Item 6.     Contracts, Arrangements, Understandings or
            Relationships with Respect to Securities of the Issuer.

     Other than the Joint Acquisition Statement attached as Exhibit 1 hereto, 
there are no contracts, arrangements, understandings or relationships (legal
or otherwise) among the persons named in Item 2 hereof and between such
persons and any person with respect to any securities of the Company,
including but not limited to transfer or voting of any other securities,
finder's fees, joint ventures, loan or option arrangements, puts or calls,
guarantees of profits, divisions of profits or loss, or the giving or
withholding of proxies.

Item 7.     Materials to be Filed as Exhibits.

     There is filed herewith as Exhibit 1 a written agreement relating to the 
filing of joint acquisition statements as required by Rule 13d-1(f)(1) under
the Securities Exchange Act of 1934, as amended.

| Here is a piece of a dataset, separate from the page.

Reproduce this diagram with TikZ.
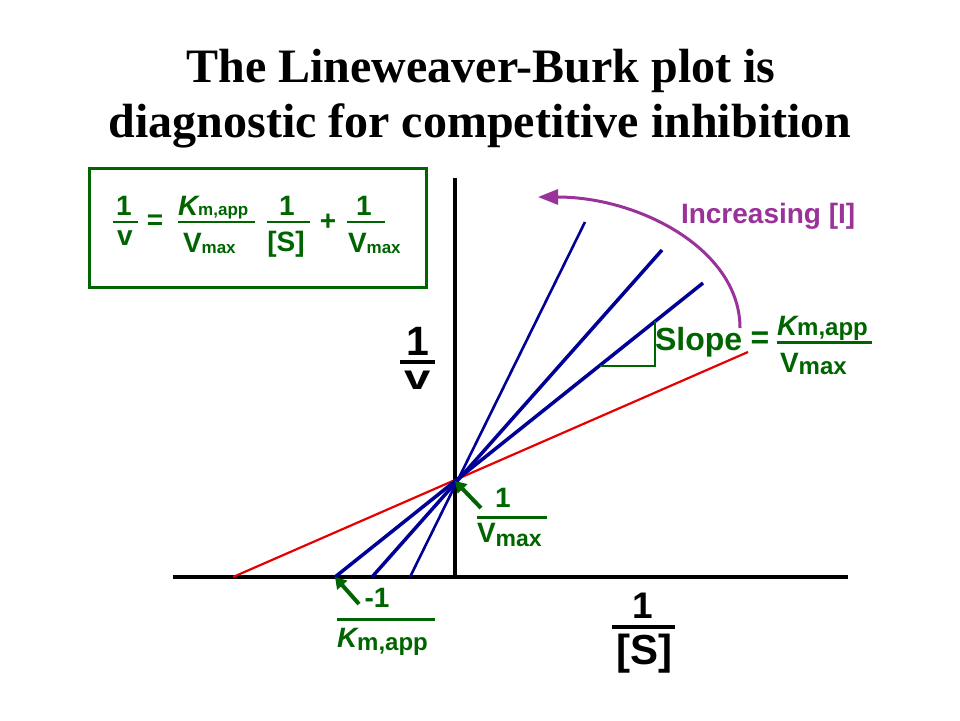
\documentclass[tikz,border=0pt]{standalone}
\usepackage{fontspec}
\setmainfont{Liberation Serif}
\newfontfamily\arialf{Liberation Sans}
\usetikzlibrary{arrows.meta}
\definecolor{dgreen}{RGB}{0,100,0}
\definecolor{lbpurple}{RGB}{153,51,153}
\definecolor{lbnavy}{RGB}{0,0,150}
\definecolor{lbred}{RGB}{230,0,0}
\newcommand\fsz[1]{\fontsize{#1}{#1}\selectfont}
\begin{document}
\begin{tikzpicture}[x=1pt,y=-1pt,
  title/.style={inner sep=0pt, font=\bfseries\fsz{48}, anchor=base},
  lbl/.style={inner sep=0pt, outer sep=0pt, font=\arialf\bfseries\fsz{28}},
  glbl/.style={lbl, text=dgreen},
  fbar/.style={dgreen, line width=2.5pt},
  kbar/.style={black, line width=4pt},
  axisline/.style={black, line width=4pt},
  blueline/.style={lbnavy, line width=3.5pt},
  redline/.style={lbred, line width=2.2pt},
  garrow/.style={dgreen, line width=4pt, -{Triangle[length=11pt,width=13pt]}},
  parrow/.style={lbpurple, line width=3pt, -{Triangle[length=20pt,width=15pt]}}]
\useasboundingbox (0,0) rectangle (960,720);
\fill[white] (0,0) rectangle (960,720);

% title
\node[title] (t1) at (481,82) {The Lineweaver-Burk plot is};
\node[title] (t2) at (480,137) {diagnostic for competitive inhibition};

% equation box
\node[draw=dgreen, line width=3pt, minimum width=337pt, minimum height=119pt, inner sep=0pt] (eqbox) at (257.5,227.5) {};
\node[glbl, anchor=base] (e1n) at (124,215) {1};
\draw[fbar] (113,222) -- (138,222);
\node[glbl, anchor=base] (e1d) at (125,245) {v};
\node[glbl] (eeq) at (155,222) {=};
\node[glbl, anchor=base west] (e2n) at (178,215) {\itshape K\upshape\fsz{17}m,app};
\draw[fbar] (178,222) -- (255,222);
\node[glbl, anchor=base west] (e2d) at (183,252) {V\raisebox{-1pt}{\fsz{17}max}};
\node[glbl, anchor=base] (e3n) at (287,215) {1};
\draw[fbar] (267,222) -- (310,222);
\node[glbl, anchor=base] (e3d) at (286,251) {[S]};
\node[glbl] (eplus) at (328,222) {+};
\node[glbl, anchor=base] (e4n) at (364,215) {1};
\draw[fbar] (347,222) -- (385,222);
\node[glbl, anchor=base west] (e4d) at (348,252) {V\raisebox{-1pt}{\fsz{17}max}};

% axes
\coordinate (xl) at (173,577);
\coordinate (xr) at (848,577);
\coordinate (yt) at (455,178);
\coordinate (yb) at (455,579);
\draw[axisline] (xl) -- (xr);
\draw[axisline] (yb) -- (yt);

% axis labels
\node[lbl, anchor=base, font=\arialf\bfseries\fsz{41}] (yn) at (418,355) {1};
\draw[kbar] (400,362) -- (435,362);
\node[lbl, anchor=base, font=\arialf\bfseries\fsz{35}] (yd) at (418,389) {\scalebox{1.35}[1]{v}};
\node[lbl, anchor=base, font=\arialf\bfseries\fsz{37}] (xn) at (643,618) {1};
\draw[kbar] (612,627) -- (675,627);
\node[lbl, anchor=base, font=\arialf\bfseries\fsz{42}] (xd) at (644,664) {[S]};

% lines
\coordinate (P) at (455,481);
\coordinate (rs) at (233,577);
\coordinate (re) at (748,352);
\coordinate (b1s) at (335,577);
\coordinate (b1e) at (703,283);
\coordinate (b2s) at (372,577);
\coordinate (b2e) at (662,250);
\coordinate (b3s) at (410,577);
\coordinate (b3e) at (585,222);
\draw[redline] (rs) -- (re);
\draw[blueline] (b1s) -- (b1e);
\draw[blueline] (b2s) -- (b2e);
\draw[blueline, line width=2.6pt] (b3s) -- (b3e);

% slope triangle
\coordinate (tr1) at (600,366);
\coordinate (tr2) at (655,366);
\coordinate (tr3) at (655,321);
\draw[dgreen, line width=2.5pt] (tr1) -- (tr2) -- (tr3);

% slope label
\node[glbl, anchor=base west, font=\arialf\bfseries\fsz{32}] (slope) at (655,350) {Slope};
\node[glbl, font=\arialf\bfseries\fsz{32}] (seq) at (760,340) {=};
\node[glbl, anchor=base west] (sn) at (777,335) {\itshape K\upshape\fsz{24}m,app};
\draw[fbar, line width=3pt] (777,342) -- (872,342);
\node[glbl, anchor=base west] (sd) at (780,372) {V\raisebox{-2pt}{\fsz{24}max}};

% increasing [I]
\coordinate (as) at (740,328);
\coordinate (ae) at (538,197);
\draw[parrow] (as) .. controls (740,250) and (640,197) .. (ae);
\node[lbl, anchor=base west, text=lbpurple] (inc) at (681,223) {Increasing [I]};

% 1/Vmax label
\node[glbl, anchor=base] (vn) at (503,507) {1};
\draw[fbar, line width=3pt] (477,517) -- (547,517);
\node[glbl, anchor=base west] (vd) at (477,542) {V\raisebox{-4pt}{\fsz{23}max}};
\coordinate (va) at (481,508);
\draw[garrow] (va) -- (P);

% -1/Km,app label
\node[glbl, anchor=base] (kn) at (377,607) {-1};
\draw[fbar, line width=3pt] (337,619) -- (435,619);
\node[glbl, anchor=base west] (kd) at (337,647) {\itshape K\upshape\raisebox{-3pt}{\fsz{24}m,app}};
\coordinate (ka) at (359,604);
\draw[garrow] (ka) -- (b1s);
\end{tikzpicture}
\end{document}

                                   <page 7 of 10>


                               SIGNATURES

After reasonable inquiry and to the best of our knowledge and belief, the
undersigned certify that the information set forth in this statement is true, 
complete and correct.


DATED:  August 29, 1997    

                                    /s/ JEFFREY L. GENDELL
                                    Jeffrey L. Gendell, individually, and as 
                                    managing member of 
                                    Tontine Management, L.L.C., 
                                    general partner of 
                                    Tontine Financial Partners, L.P.

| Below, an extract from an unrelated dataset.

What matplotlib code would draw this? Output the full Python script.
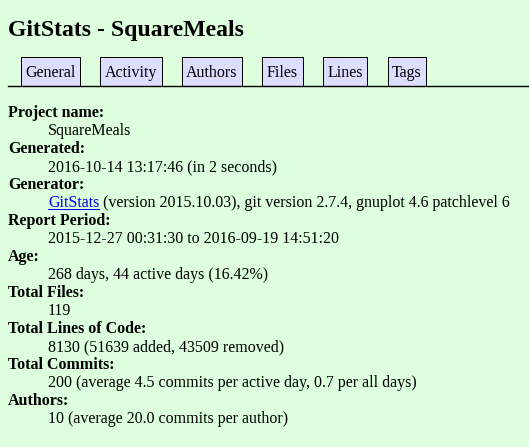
import matplotlib
matplotlib.use("Agg")
import matplotlib.pyplot as plt
from matplotlib.patches import Rectangle

# page content
title = "GitStats - SquareMeals"
tabs = ["General", "Activity", "Authors", "Files", "Lines", "Tags"]
tab_left = [21, 100, 182, 262, 323, 388]
tab_right = [80, 162, 242, 303, 367, 426]
labels = ["Project name:", "Generated:", "Generator:", "Report Period:", "Age:",
          "Total Files:", "Total Lines of Code:", "Total Commits:", "Authors:"]
values = ["SquareMeals",
          "2016-10-14 13:17:46 (in 2 seconds)",
          "(version 2015.10.03), git version 2.7.4, gnuplot 4.6 patchlevel 6",
          "2015-12-27 00:31:30 to 2016-09-19 14:51:20",
          "268 days, 44 active days (16.42%)",
          "119",
          "8130 (51639 added, 43509 removed)",
          "200 (average 4.5 commits per active day, 0.7 per all days)",
          "10 (average 20.0 commits per author)"]
link_text = "GitStats"

W, H = 529, 447
px = 72 / 100  # points per pixel
font = "Liberation Serif"

fig = plt.figure(figsize=(W / 100, H / 100), dpi=100, facecolor="#ddffdd")
ax = fig.add_axes([0, 0, 1, 1])
ax.set_xlim(0, W)
ax.set_ylim(H, 0)
ax.axis("off")

ax.text(8, 36, title, fontsize=23.8 * px, fontweight="bold", family=font, va="baseline")

# tabs
for name, l, r in zip(tabs, tab_left, tab_right):
    ax.add_patch(Rectangle((l, 57), r - l, 29, facecolor="#ddddff", edgecolor="black", lw=1 * px))
    ax.text((l + r) / 2, 77, name, fontsize=16 * px, family=font, ha="center", va="baseline")
ax.plot([8, W], [86, 86], color="black", lw=1.4 * px)

renderer = fig.canvas.get_renderer()
y = 117
for lab, val in zip(labels, values):
    ax.text(8, y, lab, fontsize=16 * px, fontweight="bold", family=font, va="baseline")
    y += 18
    if lab == "Generator:":
        t = ax.text(48, y, link_text, fontsize=16 * px, family=font, va="baseline", color="#0000ee")
        bb = t.get_window_extent(renderer).transformed(ax.transData.inverted())
        ax.plot([bb.x0, bb.x1], [y + 2, y + 2], color="#0000ee", lw=1 * px)
        ax.text(bb.x1 + 4, y, val, fontsize=16 * px, family=font, va="baseline")
    else:
        ax.text(48, y, val, fontsize=16 * px, family=font, va="baseline")
    y += 18

fig.savefig("out.png", dpi=100, facecolor=fig.get_facecolor())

                                    <page 8 of 10>


                                   Schedule A

                         TONTINE FINANCIAL PARTNERS, L.P.

                                                       Price Per Share
Date of                       Number of Shares        (including commissions,
Transaction                   Purchased/(Sold)         if any)

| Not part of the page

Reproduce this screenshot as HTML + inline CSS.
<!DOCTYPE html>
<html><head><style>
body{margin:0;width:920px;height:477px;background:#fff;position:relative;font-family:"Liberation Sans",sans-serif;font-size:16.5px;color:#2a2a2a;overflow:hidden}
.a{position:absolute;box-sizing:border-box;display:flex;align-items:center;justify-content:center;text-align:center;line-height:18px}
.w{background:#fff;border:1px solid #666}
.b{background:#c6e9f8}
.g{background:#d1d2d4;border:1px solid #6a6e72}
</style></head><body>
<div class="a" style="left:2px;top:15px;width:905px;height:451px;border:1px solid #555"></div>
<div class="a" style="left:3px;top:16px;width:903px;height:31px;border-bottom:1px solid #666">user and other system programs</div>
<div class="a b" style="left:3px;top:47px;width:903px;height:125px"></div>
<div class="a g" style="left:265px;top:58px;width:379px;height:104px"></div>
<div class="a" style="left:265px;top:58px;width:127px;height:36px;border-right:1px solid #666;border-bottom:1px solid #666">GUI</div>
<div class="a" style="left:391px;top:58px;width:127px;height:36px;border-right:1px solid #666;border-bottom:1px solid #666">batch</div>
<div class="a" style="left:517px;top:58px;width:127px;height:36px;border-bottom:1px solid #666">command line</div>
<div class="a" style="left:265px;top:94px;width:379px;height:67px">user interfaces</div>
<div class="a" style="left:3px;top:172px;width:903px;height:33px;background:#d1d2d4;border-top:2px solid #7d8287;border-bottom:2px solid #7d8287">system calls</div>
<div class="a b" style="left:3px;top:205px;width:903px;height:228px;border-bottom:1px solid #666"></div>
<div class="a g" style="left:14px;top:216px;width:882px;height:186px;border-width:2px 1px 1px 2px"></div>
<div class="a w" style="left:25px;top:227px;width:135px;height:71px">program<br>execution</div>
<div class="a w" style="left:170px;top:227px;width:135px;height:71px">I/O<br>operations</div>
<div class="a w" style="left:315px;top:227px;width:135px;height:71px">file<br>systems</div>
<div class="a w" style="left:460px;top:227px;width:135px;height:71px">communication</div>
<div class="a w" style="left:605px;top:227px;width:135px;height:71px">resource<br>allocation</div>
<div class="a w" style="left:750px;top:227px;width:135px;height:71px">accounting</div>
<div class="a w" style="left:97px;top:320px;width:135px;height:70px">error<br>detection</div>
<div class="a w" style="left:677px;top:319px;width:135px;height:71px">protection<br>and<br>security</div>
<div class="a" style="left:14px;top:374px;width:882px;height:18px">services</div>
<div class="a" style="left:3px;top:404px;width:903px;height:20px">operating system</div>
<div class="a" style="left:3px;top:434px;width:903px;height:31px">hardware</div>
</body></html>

8/6/97                             15,000                   14.75

8/7/97                              3,000                   15.16

8/7/97                              5,000                   14.88

8/8/97                              3,500                   15.25

8/14/97                            13,000                   15.38

8/18/97                             5,000                   15.28

8/20/97                             6,500                   15.38




                                    <page 9 of 10>


                                     EXHIBIT 1

                              JOINT ACQUISITION STATEMENT
                               PURSUANT TO RULE 13D-1(f)1


The undersigned acknowledge and agree that the foregoing statement on Schedule
13D, as amended, is filed on behalf of each of the undersigned and that all
subsequent amendments to this statement on Schedule 13D, as amended, shall be 
filed on behalf of each of the undersigned without the necessity of filing
additional joint acquisition statements.  The undersigned acknowledge that
each shall be responsible for the timely filing of such amendments, and for
the completeness and accuracy of the information concerning him or it
contained therein, but shall not be responsible for the completeness and
accuracy of the information concerning the other, except to the extent that he
or it knows or has reason to believe that such information is inaccurate.


                                     August 29, 1997

                                    /s/ JEFFREY L. GENDELL
                                    Jeffrey L. Gendell, individually, and as 
                                    managing member of 
                                    Tontine Management, L.L.C., 
                                    general partner of 
                                    Tontine Financial Partners, L.P.